• _STATED GOAL_:
Leave out the pictures and repeat the data exactly.

....................

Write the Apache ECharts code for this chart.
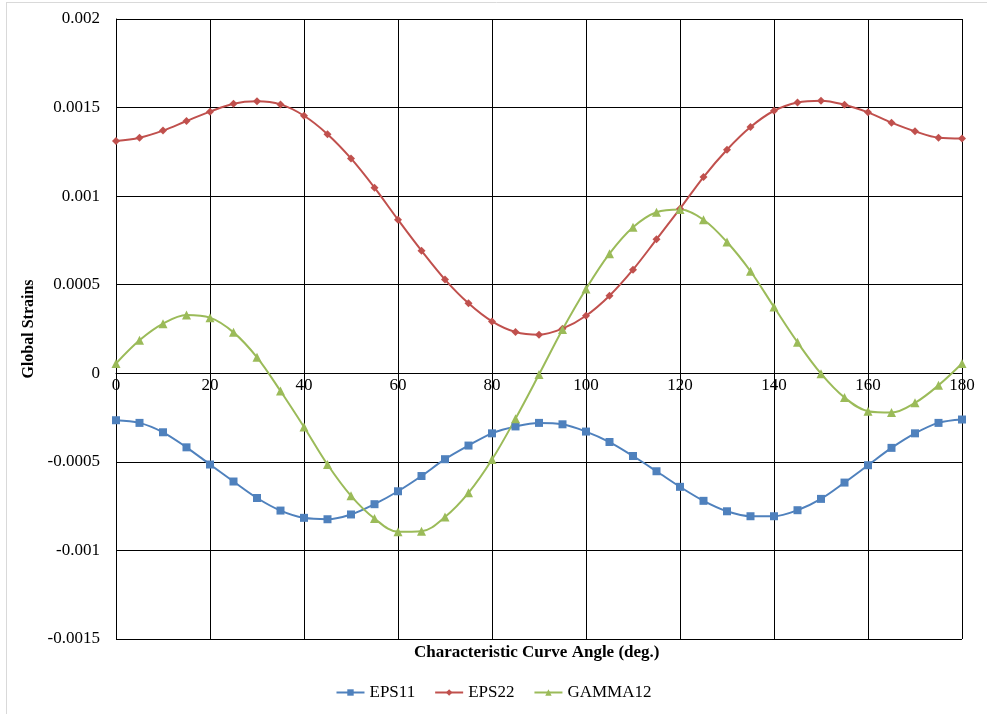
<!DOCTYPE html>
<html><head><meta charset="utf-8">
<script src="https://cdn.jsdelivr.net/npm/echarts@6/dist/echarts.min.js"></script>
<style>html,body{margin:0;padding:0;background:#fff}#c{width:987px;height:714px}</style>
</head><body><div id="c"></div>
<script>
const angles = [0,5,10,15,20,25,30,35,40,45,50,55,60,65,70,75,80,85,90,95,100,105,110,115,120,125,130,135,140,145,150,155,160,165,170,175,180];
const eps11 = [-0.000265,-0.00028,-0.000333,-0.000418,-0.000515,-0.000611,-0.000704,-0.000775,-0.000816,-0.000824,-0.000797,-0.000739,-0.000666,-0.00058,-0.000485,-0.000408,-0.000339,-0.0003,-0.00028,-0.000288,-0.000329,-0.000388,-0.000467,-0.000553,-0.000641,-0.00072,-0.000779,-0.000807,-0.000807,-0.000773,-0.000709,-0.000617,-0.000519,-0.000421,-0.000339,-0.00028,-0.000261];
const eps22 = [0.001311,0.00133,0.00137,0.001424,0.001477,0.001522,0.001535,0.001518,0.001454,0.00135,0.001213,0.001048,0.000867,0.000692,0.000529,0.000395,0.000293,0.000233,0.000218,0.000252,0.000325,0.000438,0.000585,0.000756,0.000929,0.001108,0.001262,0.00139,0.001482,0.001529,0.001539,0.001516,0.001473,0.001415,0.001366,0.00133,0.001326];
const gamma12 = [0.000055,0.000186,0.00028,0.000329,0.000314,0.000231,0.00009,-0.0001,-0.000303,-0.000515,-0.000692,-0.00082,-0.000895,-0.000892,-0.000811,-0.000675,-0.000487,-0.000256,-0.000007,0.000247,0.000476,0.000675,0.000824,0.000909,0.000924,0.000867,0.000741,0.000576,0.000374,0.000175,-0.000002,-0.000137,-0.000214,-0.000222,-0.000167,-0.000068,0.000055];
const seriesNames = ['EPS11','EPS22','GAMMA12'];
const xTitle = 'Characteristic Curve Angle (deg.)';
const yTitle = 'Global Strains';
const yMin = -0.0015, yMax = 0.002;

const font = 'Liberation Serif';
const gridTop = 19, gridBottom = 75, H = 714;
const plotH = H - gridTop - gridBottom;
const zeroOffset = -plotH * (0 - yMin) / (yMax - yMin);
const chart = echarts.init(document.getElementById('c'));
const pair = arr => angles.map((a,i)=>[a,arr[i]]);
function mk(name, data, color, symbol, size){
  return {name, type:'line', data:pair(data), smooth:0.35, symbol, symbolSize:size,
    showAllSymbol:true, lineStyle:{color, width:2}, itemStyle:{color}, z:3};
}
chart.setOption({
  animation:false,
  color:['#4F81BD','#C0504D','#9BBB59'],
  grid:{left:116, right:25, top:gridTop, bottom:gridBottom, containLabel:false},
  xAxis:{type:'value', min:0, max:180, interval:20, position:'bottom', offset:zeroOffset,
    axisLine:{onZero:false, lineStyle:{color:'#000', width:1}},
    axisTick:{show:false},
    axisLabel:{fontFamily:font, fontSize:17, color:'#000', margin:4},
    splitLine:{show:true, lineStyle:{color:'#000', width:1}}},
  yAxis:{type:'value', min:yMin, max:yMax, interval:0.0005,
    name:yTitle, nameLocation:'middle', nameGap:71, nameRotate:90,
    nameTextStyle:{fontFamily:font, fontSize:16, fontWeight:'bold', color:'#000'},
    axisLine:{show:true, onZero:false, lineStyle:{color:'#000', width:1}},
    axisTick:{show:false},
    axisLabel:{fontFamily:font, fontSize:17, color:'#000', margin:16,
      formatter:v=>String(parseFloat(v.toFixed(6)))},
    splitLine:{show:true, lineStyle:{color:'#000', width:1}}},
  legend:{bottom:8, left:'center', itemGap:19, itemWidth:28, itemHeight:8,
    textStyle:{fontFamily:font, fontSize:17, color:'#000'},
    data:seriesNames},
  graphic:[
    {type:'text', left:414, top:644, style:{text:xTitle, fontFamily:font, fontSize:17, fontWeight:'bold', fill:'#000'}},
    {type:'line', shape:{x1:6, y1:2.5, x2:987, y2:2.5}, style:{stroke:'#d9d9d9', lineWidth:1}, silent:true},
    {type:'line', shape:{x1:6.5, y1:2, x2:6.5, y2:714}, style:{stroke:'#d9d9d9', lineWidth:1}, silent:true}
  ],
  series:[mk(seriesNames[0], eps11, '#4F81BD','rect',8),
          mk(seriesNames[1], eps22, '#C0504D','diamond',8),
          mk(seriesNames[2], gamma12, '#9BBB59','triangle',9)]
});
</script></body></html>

....................

• _COMPLETE ANSWER_:
Write the Apache ECharts code for this chart.
<!DOCTYPE html>
<html><head><meta charset="utf-8">
<script src="https://cdn.jsdelivr.net/npm/echarts@6/dist/echarts.min.js"></script>
<style>html,body{margin:0;padding:0;background:#fff}#c{width:987px;height:714px}</style>
</head><body><div id="c"></div>
<script>
const angles = [0,5,10,15,20,25,30,35,40,45,50,55,60,65,70,75,80,85,90,95,100,105,110,115,120,125,130,135,140,145,150,155,160,165,170,175,180];
const eps11 = [-0.000265,-0.00028,-0.000333,-0.000418,-0.000515,-0.000611,-0.000704,-0.000775,-0.000816,-0.000824,-0.000797,-0.000739,-0.000666,-0.00058,-0.000485,-0.000408,-0.000339,-0.0003,-0.00028,-0.000288,-0.000329,-0.000388,-0.000467,-0.000553,-0.000641,-0.00072,-0.000779,-0.000807,-0.000807,-0.000773,-0.000709,-0.000617,-0.000519,-0.000421,-0.000339,-0.00028,-0.000261];
const eps22 = [0.001311,0.00133,0.00137,0.001424,0.001477,0.001522,0.001535,0.001518,0.001454,0.00135,0.001213,0.001048,0.000867,0.000692,0.000529,0.000395,0.000293,0.000233,0.000218,0.000252,0.000325,0.000438,0.000585,0.000756,0.000929,0.001108,0.001262,0.00139,0.001482,0.001529,0.001539,0.001516,0.001473,0.001415,0.001366,0.00133,0.001326];
const gamma12 = [0.000055,0.000186,0.00028,0.000329,0.000314,0.000231,0.00009,-0.0001,-0.000303,-0.000515,-0.000692,-0.00082,-0.000895,-0.000892,-0.000811,-0.000675,-0.000487,-0.000256,-0.000007,0.000247,0.000476,0.000675,0.000824,0.000909,0.000924,0.000867,0.000741,0.000576,0.000374,0.000175,-0.000002,-0.000137,-0.000214,-0.000222,-0.000167,-0.000068,0.000055];
const seriesNames = ['EPS11','EPS22','GAMMA12'];
const xTitle = 'Characteristic Curve Angle (deg.)';
const yTitle = 'Global Strains';
const yMin = -0.0015, yMax = 0.002;

const font = 'Liberation Serif';
const gridTop = 19, gridBottom = 75, H = 714;
const plotH = H - gridTop - gridBottom;
const zeroOffset = -plotH * (0 - yMin) / (yMax - yMin);
const chart = echarts.init(document.getElementById('c'));
const pair = arr => angles.map((a,i)=>[a,arr[i]]);
function mk(name, data, color, symbol, size){
  return {name, type:'line', data:pair(data), smooth:0.35, symbol, symbolSize:size,
    showAllSymbol:true, lineStyle:{color, width:2}, itemStyle:{color}, z:3};
}
chart.setOption({
  animation:false,
  color:['#4F81BD','#C0504D','#9BBB59'],
  grid:{left:116, right:25, top:gridTop, bottom:gridBottom, containLabel:false},
  xAxis:{type:'value', min:0, max:180, interval:20, position:'bottom', offset:zeroOffset,
    axisLine:{onZero:false, lineStyle:{color:'#000', width:1}},
    axisTick:{show:false},
    axisLabel:{fontFamily:font, fontSize:17, color:'#000', margin:4},
    splitLine:{show:true, lineStyle:{color:'#000', width:1}}},
  yAxis:{type:'value', min:yMin, max:yMax, interval:0.0005,
    name:yTitle, nameLocation:'middle', nameGap:71, nameRotate:90,
    nameTextStyle:{fontFamily:font, fontSize:16, fontWeight:'bold', color:'#000'},
    axisLine:{show:true, onZero:false, lineStyle:{color:'#000', width:1}},
    axisTick:{show:false},
    axisLabel:{fontFamily:font, fontSize:17, color:'#000', margin:16,
      formatter:v=>String(parseFloat(v.toFixed(6)))},
    splitLine:{show:true, lineStyle:{color:'#000', width:1}}},
  legend:{bottom:8, left:'center', itemGap:19, itemWidth:28, itemHeight:8,
    textStyle:{fontFamily:font, fontSize:17, color:'#000'},
    data:seriesNames},
  graphic:[
    {type:'text', left:414, top:644, style:{text:xTitle, fontFamily:font, fontSize:17, fontWeight:'bold', fill:'#000'}},
    {type:'line', shape:{x1:6, y1:2.5, x2:987, y2:2.5}, style:{stroke:'#d9d9d9', lineWidth:1}, silent:true},
    {type:'line', shape:{x1:6.5, y1:2, x2:6.5, y2:714}, style:{stroke:'#d9d9d9', lineWidth:1}, silent:true}
  ],
  series:[mk(seriesNames[0], eps11, '#4F81BD','rect',8),
          mk(seriesNames[1], eps22, '#C0504D','diamond',8),
          mk(seriesNames[2], gamma12, '#9BBB59','triangle',9)]
});
</script></body></html>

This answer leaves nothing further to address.